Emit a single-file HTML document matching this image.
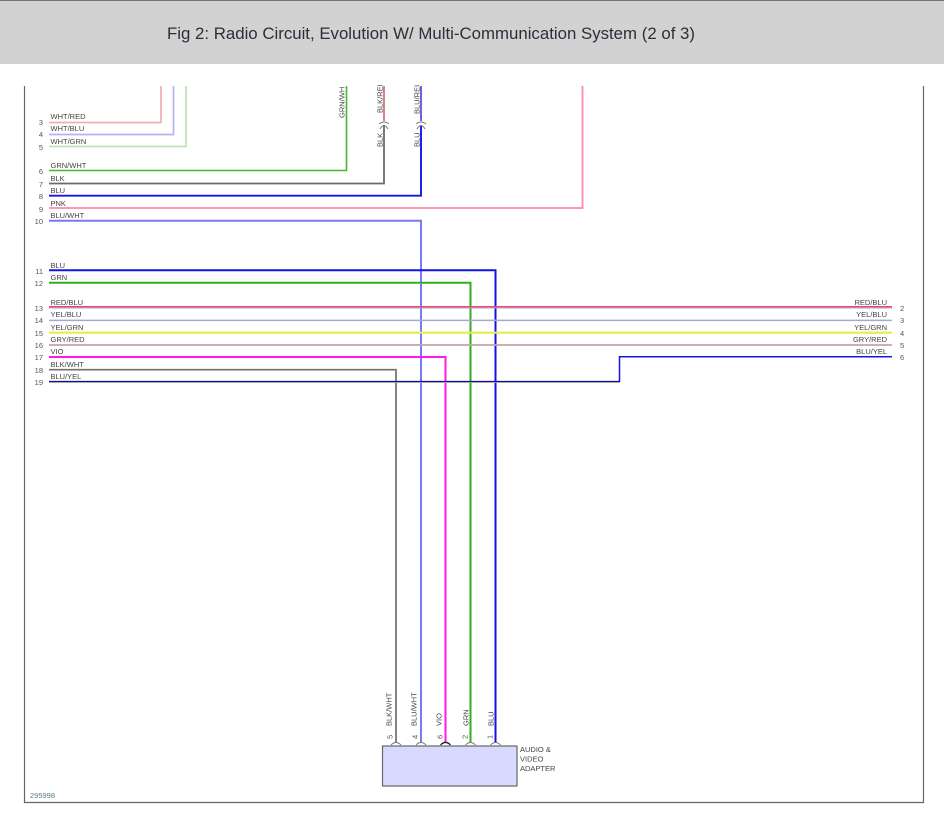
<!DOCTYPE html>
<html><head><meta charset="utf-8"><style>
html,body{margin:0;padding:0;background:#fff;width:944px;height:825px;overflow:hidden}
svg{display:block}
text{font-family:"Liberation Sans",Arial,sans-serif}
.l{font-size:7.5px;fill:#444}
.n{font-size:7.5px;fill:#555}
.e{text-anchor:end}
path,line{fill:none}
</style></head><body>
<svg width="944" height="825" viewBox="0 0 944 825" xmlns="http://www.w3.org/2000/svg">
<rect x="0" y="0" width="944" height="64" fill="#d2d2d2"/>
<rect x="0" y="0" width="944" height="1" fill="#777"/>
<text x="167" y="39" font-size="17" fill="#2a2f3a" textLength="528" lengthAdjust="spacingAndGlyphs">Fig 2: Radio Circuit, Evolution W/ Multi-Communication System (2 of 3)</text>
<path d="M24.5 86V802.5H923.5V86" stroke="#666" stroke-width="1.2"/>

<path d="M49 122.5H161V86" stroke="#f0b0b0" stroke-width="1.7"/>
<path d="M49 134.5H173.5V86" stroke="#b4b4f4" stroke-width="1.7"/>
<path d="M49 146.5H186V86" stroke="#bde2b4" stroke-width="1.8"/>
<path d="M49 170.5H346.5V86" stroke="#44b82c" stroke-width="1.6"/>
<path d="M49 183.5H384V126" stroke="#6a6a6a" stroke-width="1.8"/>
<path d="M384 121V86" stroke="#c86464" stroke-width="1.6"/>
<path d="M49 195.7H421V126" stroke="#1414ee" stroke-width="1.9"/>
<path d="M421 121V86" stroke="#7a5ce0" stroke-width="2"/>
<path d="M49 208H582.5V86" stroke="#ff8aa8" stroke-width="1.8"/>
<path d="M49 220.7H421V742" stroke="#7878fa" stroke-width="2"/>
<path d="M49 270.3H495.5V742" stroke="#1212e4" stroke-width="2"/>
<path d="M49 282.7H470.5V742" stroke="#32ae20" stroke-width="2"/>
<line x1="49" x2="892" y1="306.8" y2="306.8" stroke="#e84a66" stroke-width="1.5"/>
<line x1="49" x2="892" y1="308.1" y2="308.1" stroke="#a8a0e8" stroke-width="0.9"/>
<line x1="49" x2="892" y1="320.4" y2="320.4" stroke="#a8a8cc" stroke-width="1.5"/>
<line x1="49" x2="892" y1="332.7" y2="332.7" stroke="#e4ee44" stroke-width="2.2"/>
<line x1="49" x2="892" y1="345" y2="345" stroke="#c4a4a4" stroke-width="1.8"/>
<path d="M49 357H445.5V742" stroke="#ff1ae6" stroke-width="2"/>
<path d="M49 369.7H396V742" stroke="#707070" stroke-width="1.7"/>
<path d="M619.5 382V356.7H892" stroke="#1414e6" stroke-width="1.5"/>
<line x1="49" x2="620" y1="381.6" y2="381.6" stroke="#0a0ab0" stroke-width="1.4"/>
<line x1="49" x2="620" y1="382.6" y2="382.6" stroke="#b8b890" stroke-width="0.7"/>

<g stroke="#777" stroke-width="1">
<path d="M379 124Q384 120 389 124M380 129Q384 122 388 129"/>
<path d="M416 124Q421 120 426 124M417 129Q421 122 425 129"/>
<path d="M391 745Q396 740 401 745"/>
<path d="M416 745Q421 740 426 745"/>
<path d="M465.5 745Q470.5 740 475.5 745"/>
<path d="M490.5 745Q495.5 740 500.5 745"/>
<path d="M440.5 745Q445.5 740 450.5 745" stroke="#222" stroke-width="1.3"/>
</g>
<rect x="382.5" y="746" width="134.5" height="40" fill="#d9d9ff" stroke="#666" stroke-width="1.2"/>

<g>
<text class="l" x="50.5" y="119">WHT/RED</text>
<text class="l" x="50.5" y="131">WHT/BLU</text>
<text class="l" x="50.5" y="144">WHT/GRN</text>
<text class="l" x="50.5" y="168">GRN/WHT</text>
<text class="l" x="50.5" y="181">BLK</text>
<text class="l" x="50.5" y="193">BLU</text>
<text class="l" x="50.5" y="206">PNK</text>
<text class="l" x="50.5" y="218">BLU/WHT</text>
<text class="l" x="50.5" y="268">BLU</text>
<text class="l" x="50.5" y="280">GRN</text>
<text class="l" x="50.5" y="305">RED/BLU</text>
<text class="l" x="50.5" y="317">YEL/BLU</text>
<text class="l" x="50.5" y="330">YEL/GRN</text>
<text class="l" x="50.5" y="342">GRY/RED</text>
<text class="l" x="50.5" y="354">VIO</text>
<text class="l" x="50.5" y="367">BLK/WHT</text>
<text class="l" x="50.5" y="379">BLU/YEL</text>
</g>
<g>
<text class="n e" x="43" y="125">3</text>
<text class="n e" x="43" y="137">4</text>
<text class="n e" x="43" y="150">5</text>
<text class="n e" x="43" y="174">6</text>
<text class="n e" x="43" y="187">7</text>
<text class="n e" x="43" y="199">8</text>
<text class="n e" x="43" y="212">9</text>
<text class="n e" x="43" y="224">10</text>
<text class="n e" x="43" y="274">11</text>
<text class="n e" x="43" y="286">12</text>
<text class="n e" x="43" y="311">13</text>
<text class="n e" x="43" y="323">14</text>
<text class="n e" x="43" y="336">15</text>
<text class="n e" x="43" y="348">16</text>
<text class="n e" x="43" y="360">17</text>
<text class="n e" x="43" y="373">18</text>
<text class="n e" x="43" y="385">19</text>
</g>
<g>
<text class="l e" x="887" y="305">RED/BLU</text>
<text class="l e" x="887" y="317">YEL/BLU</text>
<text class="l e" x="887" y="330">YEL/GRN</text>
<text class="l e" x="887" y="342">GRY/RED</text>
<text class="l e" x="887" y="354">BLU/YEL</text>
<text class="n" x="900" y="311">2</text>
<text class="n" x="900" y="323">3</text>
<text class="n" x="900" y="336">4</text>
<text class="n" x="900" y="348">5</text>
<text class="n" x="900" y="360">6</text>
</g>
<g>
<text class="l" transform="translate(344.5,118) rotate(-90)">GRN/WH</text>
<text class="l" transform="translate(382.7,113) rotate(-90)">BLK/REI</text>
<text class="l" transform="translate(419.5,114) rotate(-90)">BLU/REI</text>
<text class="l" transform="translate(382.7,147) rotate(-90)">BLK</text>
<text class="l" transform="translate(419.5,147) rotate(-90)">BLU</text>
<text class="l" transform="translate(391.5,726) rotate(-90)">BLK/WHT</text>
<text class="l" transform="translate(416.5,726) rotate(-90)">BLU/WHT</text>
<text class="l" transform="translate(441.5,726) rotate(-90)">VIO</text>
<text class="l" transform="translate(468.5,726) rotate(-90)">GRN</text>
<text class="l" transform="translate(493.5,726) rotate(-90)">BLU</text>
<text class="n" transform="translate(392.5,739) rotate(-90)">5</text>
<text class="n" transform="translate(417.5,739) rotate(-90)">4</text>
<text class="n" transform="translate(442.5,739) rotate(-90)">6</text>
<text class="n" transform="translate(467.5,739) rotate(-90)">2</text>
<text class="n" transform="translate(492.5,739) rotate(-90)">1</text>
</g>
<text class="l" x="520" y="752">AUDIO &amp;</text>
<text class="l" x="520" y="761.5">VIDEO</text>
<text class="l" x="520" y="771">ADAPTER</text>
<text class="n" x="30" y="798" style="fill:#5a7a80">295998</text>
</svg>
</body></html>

=== Exercise goal ===
Reproduce every line precisely as given, omitting all pictures.

=== Response to this exercise ===
Emit a single-file HTML document matching this image.
<!DOCTYPE html>
<html><head><meta charset="utf-8"><style>
html,body{margin:0;padding:0;background:#fff;width:944px;height:825px;overflow:hidden}
svg{display:block}
text{font-family:"Liberation Sans",Arial,sans-serif}
.l{font-size:7.5px;fill:#444}
.n{font-size:7.5px;fill:#555}
.e{text-anchor:end}
path,line{fill:none}
</style></head><body>
<svg width="944" height="825" viewBox="0 0 944 825" xmlns="http://www.w3.org/2000/svg">
<rect x="0" y="0" width="944" height="64" fill="#d2d2d2"/>
<rect x="0" y="0" width="944" height="1" fill="#777"/>
<text x="167" y="39" font-size="17" fill="#2a2f3a" textLength="528" lengthAdjust="spacingAndGlyphs">Fig 2: Radio Circuit, Evolution W/ Multi-Communication System (2 of 3)</text>
<path d="M24.5 86V802.5H923.5V86" stroke="#666" stroke-width="1.2"/>

<path d="M49 122.5H161V86" stroke="#f0b0b0" stroke-width="1.7"/>
<path d="M49 134.5H173.5V86" stroke="#b4b4f4" stroke-width="1.7"/>
<path d="M49 146.5H186V86" stroke="#bde2b4" stroke-width="1.8"/>
<path d="M49 170.5H346.5V86" stroke="#44b82c" stroke-width="1.6"/>
<path d="M49 183.5H384V126" stroke="#6a6a6a" stroke-width="1.8"/>
<path d="M384 121V86" stroke="#c86464" stroke-width="1.6"/>
<path d="M49 195.7H421V126" stroke="#1414ee" stroke-width="1.9"/>
<path d="M421 121V86" stroke="#7a5ce0" stroke-width="2"/>
<path d="M49 208H582.5V86" stroke="#ff8aa8" stroke-width="1.8"/>
<path d="M49 220.7H421V742" stroke="#7878fa" stroke-width="2"/>
<path d="M49 270.3H495.5V742" stroke="#1212e4" stroke-width="2"/>
<path d="M49 282.7H470.5V742" stroke="#32ae20" stroke-width="2"/>
<line x1="49" x2="892" y1="306.8" y2="306.8" stroke="#e84a66" stroke-width="1.5"/>
<line x1="49" x2="892" y1="308.1" y2="308.1" stroke="#a8a0e8" stroke-width="0.9"/>
<line x1="49" x2="892" y1="320.4" y2="320.4" stroke="#a8a8cc" stroke-width="1.5"/>
<line x1="49" x2="892" y1="332.7" y2="332.7" stroke="#e4ee44" stroke-width="2.2"/>
<line x1="49" x2="892" y1="345" y2="345" stroke="#c4a4a4" stroke-width="1.8"/>
<path d="M49 357H445.5V742" stroke="#ff1ae6" stroke-width="2"/>
<path d="M49 369.7H396V742" stroke="#707070" stroke-width="1.7"/>
<path d="M619.5 382V356.7H892" stroke="#1414e6" stroke-width="1.5"/>
<line x1="49" x2="620" y1="381.6" y2="381.6" stroke="#0a0ab0" stroke-width="1.4"/>
<line x1="49" x2="620" y1="382.6" y2="382.6" stroke="#b8b890" stroke-width="0.7"/>

<g stroke="#777" stroke-width="1">
<path d="M379 124Q384 120 389 124M380 129Q384 122 388 129"/>
<path d="M416 124Q421 120 426 124M417 129Q421 122 425 129"/>
<path d="M391 745Q396 740 401 745"/>
<path d="M416 745Q421 740 426 745"/>
<path d="M465.5 745Q470.5 740 475.5 745"/>
<path d="M490.5 745Q495.5 740 500.5 745"/>
<path d="M440.5 745Q445.5 740 450.5 745" stroke="#222" stroke-width="1.3"/>
</g>
<rect x="382.5" y="746" width="134.5" height="40" fill="#d9d9ff" stroke="#666" stroke-width="1.2"/>

<g>
<text class="l" x="50.5" y="119">WHT/RED</text>
<text class="l" x="50.5" y="131">WHT/BLU</text>
<text class="l" x="50.5" y="144">WHT/GRN</text>
<text class="l" x="50.5" y="168">GRN/WHT</text>
<text class="l" x="50.5" y="181">BLK</text>
<text class="l" x="50.5" y="193">BLU</text>
<text class="l" x="50.5" y="206">PNK</text>
<text class="l" x="50.5" y="218">BLU/WHT</text>
<text class="l" x="50.5" y="268">BLU</text>
<text class="l" x="50.5" y="280">GRN</text>
<text class="l" x="50.5" y="305">RED/BLU</text>
<text class="l" x="50.5" y="317">YEL/BLU</text>
<text class="l" x="50.5" y="330">YEL/GRN</text>
<text class="l" x="50.5" y="342">GRY/RED</text>
<text class="l" x="50.5" y="354">VIO</text>
<text class="l" x="50.5" y="367">BLK/WHT</text>
<text class="l" x="50.5" y="379">BLU/YEL</text>
</g>
<g>
<text class="n e" x="43" y="125">3</text>
<text class="n e" x="43" y="137">4</text>
<text class="n e" x="43" y="150">5</text>
<text class="n e" x="43" y="174">6</text>
<text class="n e" x="43" y="187">7</text>
<text class="n e" x="43" y="199">8</text>
<text class="n e" x="43" y="212">9</text>
<text class="n e" x="43" y="224">10</text>
<text class="n e" x="43" y="274">11</text>
<text class="n e" x="43" y="286">12</text>
<text class="n e" x="43" y="311">13</text>
<text class="n e" x="43" y="323">14</text>
<text class="n e" x="43" y="336">15</text>
<text class="n e" x="43" y="348">16</text>
<text class="n e" x="43" y="360">17</text>
<text class="n e" x="43" y="373">18</text>
<text class="n e" x="43" y="385">19</text>
</g>
<g>
<text class="l e" x="887" y="305">RED/BLU</text>
<text class="l e" x="887" y="317">YEL/BLU</text>
<text class="l e" x="887" y="330">YEL/GRN</text>
<text class="l e" x="887" y="342">GRY/RED</text>
<text class="l e" x="887" y="354">BLU/YEL</text>
<text class="n" x="900" y="311">2</text>
<text class="n" x="900" y="323">3</text>
<text class="n" x="900" y="336">4</text>
<text class="n" x="900" y="348">5</text>
<text class="n" x="900" y="360">6</text>
</g>
<g>
<text class="l" transform="translate(344.5,118) rotate(-90)">GRN/WH</text>
<text class="l" transform="translate(382.7,113) rotate(-90)">BLK/REI</text>
<text class="l" transform="translate(419.5,114) rotate(-90)">BLU/REI</text>
<text class="l" transform="translate(382.7,147) rotate(-90)">BLK</text>
<text class="l" transform="translate(419.5,147) rotate(-90)">BLU</text>
<text class="l" transform="translate(391.5,726) rotate(-90)">BLK/WHT</text>
<text class="l" transform="translate(416.5,726) rotate(-90)">BLU/WHT</text>
<text class="l" transform="translate(441.5,726) rotate(-90)">VIO</text>
<text class="l" transform="translate(468.5,726) rotate(-90)">GRN</text>
<text class="l" transform="translate(493.5,726) rotate(-90)">BLU</text>
<text class="n" transform="translate(392.5,739) rotate(-90)">5</text>
<text class="n" transform="translate(417.5,739) rotate(-90)">4</text>
<text class="n" transform="translate(442.5,739) rotate(-90)">6</text>
<text class="n" transform="translate(467.5,739) rotate(-90)">2</text>
<text class="n" transform="translate(492.5,739) rotate(-90)">1</text>
</g>
<text class="l" x="520" y="752">AUDIO &amp;</text>
<text class="l" x="520" y="761.5">VIDEO</text>
<text class="l" x="520" y="771">ADAPTER</text>
<text class="n" x="30" y="798" style="fill:#5a7a80">295998</text>
</svg>
</body></html>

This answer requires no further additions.